I hurried to do as she ordered, as if the speed of my obedience would lessen my sin. Sister Clothilde gave me a steely look as she came to the bedside and placed her tray down with a thump that rattled the pottery bowls and thick glass jars. I kept a wary eye out for leeches.
“Who are those people lined up at the gate?” I asked.
“Once a week we give alms to the poor.” Sister Clothilde felt my cheeks and listened to my chest, harrumphing as she rearranged the blanket over me.
“Alms? You mean money?”
“Do we look like a treasury?” Back to poking and prodding, she elaborated, “We have little, but there are many in the shire with even less, thanks to His Honor the sheriff. We have grain for bread, goats for milk, and a garden for vegetables, which we can share. Some of the poor are sick, and are properly grateful for our care.”
“I am grateful,” I assured her.
“Hmph,” she said, untying the linen dressing on my forehead and peeling off the dried poultice. For all her grumping, she turned my head gently toward the sunlight for inspection.
“How does it look?” I asked, scrubbing my fingers through my hair where the bandage had matted it.
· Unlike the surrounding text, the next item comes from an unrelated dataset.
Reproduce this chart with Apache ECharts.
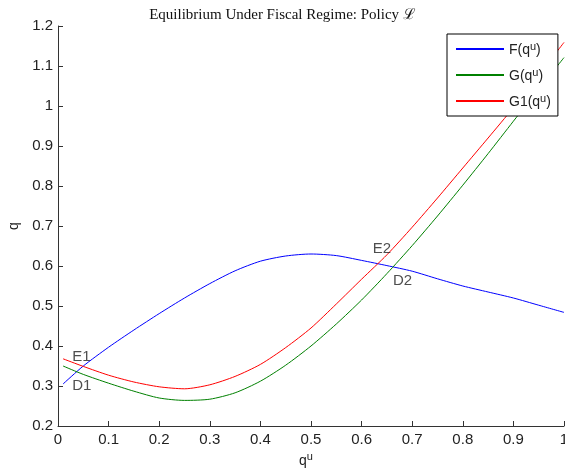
<!DOCTYPE html>
<html>
<head>
<meta charset="utf-8">
<script src="https://cdn.jsdelivr.net/npm/echarts@6/dist/echarts.min.js"></script>
<style>
  html, body { margin: 0; padding: 0; background: #fff; }
  #chart { width: 565px; height: 476px; }
</style>
</head>
<body>
<div id="chart"></div>
<script>
// q^u grid the three curves are sampled on
const qu = [0.01, 0.05, 0.1, 0.15, 0.2, 0.25, 0.3, 0.35, 0.4, 0.45, 0.5,
  0.55, 0.6, 0.65, 0.7, 0.75, 0.8, 0.85, 0.9, 0.95, 1.0];

const fVals = [0.305, 0.350, 0.397, 0.440, 0.481, 0.520, 0.556, 0.588, 0.612, 0.625, 0.630,
  0.626, 0.614, 0.601, 0.587, 0.568, 0.550, 0.535, 0.520, 0.502, 0.484];
const gVals = [0.350, 0.329, 0.307, 0.287, 0.270, 0.264, 0.267, 0.283, 0.312, 0.352, 0.400,
  0.455, 0.515, 0.581, 0.651, 0.725, 0.802, 0.881, 0.962, 1.042, 1.121];
const g1Vals = [0.368, 0.349, 0.327, 0.310, 0.298, 0.293, 0.303, 0.324, 0.354, 0.396, 0.445,
  0.505, 0.567, 0.628, 0.697, 0.770, 0.845, 0.920, 0.996, 1.077, 1.159];

const seriesNames = ["F(q^u)", "G(q^u)", "G1(q^u)"];
const seriesColors = ["#0000ff", "#008000", "#ff0000"];

// point labels (placed to the right of the given data point)
const annoText = ["E1", "D1", "E2", "D2"];
const annoX = [0.028, 0.028, 0.622, 0.662];
const annoY = [0.374, 0.301, 0.644, 0.563];

const xTicks = { min: 0, max: 1, interval: 0.1 };
const yTicks = { min: 0.2, max: 1.2, interval: 0.1 };

const font = "'Liberation Sans', Arial, sans-serif";

function pairs(vals) {
  return qu.map((x, i) => [x, vals[i]]);
}

function supLabel(name) {
  // "F(q^u)" -> rich text with superscript u
  const parts = name.split("^");
  const base = parts[0];
  const rest = parts[1];
  return "{b|" + base + "}{s|" + rest.slice(0, 1) + "}{b|" + rest.slice(1) + "}";
}

const rich = {
  b: { fontFamily: font, fontSize: 14, color: "#222", verticalAlign: "bottom", lineHeight: 16 },
  s: { fontFamily: font, fontSize: 11, color: "#222", verticalAlign: "top", padding: [0, 0, 5, 0], lineHeight: 16 },
};

const chart = echarts.init(document.getElementById("chart"));

const valueSeries = [fVals, gVals, g1Vals].map((vals, i) => ({
  name: seriesNames[i],
  type: "line",
  data: pairs(vals),
  symbol: "none",
  smooth: 0.25,
  lineStyle: { color: seriesColors[i], width: 1 },
  itemStyle: { color: seriesColors[i] },
  z: 2,
}));

chart.setOption({
  animation: false,
  backgroundColor: "#fff",
  title: {
    text: "Equilibrium Under Fiscal Regime: Policy \u2112",
    left: "center",
    top: 3,
    textStyle: {
      fontFamily: "'Liberation Serif', 'DejaVu Serif', serif",
      fontSize: 15,
      fontWeight: "normal",
      color: "#111",
    },
  },
  grid: { left: 58, right: 1, top: 26, bottom: 50, outerBoundsMode: "none" },
  legend: {
    data: seriesNames,
    orient: "vertical",
    left: 447,
    top: 34,
    itemWidth: 48,
    itemHeight: 14,
    itemGap: 10,
    padding: [7, 7, 7, 8],
    backgroundColor: "#fff",
    borderColor: "#000",
    borderWidth: 1,
    borderRadius: 0,
    itemStyle: { opacity: 0 },
    formatter: (name) => supLabel(name),
    textStyle: { rich: rich },
  },
  xAxis: {
    type: "value",
    min: xTicks.min,
    max: xTicks.max,
    interval: xTicks.interval,
    name: "{b|q}{s|u}",
    nameLocation: "middle",
    nameGap: 24,
    nameTextStyle: { rich: rich, padding: [0, 10, 0, 0] },
    axisLine: { lineStyle: { color: "#333" } },
    axisTick: { inside: true, length: 5, lineStyle: { color: "#333" } },
    axisLabel: { fontFamily: font, fontSize: 15, color: "#222", margin: 6 },
    splitLine: { show: false },
  },
  yAxis: {
    type: "value",
    min: yTicks.min,
    max: yTicks.max,
    interval: yTicks.interval,
    name: "q",
    nameLocation: "middle",
    nameGap: 37,
    nameTextStyle: { fontFamily: font, fontSize: 14, color: "#222" },
    axisLine: { show: true, lineStyle: { color: "#333" } },
    axisTick: { show: true, inside: true, length: 5, lineStyle: { color: "#333" } },
    axisLabel: { fontFamily: font, fontSize: 15, color: "#222", margin: 5 },
    splitLine: { show: false },
  },
  series: [
    ...valueSeries,
    {
      name: "points",
      type: "scatter",
      silent: true,
      symbolSize: 0,
      data: annoText.map((t, i) => [annoX[i], annoY[i], t]),
      label: {
        show: true,
        position: "right",
        distance: 0,
        formatter: (p) => p.data[2],
        fontFamily: font,
        fontSize: 15,
        color: "#222",
      },
      z: 3,
    },
  ],
});
</script>
</body>
</html>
Sister Clothilde raised an eyebrow. “Are you worried about a disfiguring scar?”
That wasn’t my first concern. “I mean, is the infection gone?” Open wound plus open sewer meant open season on my immune system.
Her look had been acerbic before. Now it was practically caustic. “Do you wish to prescribe your own treatment? Perhaps my twoscore years of experience in the medicinal arts are insufficient for you?”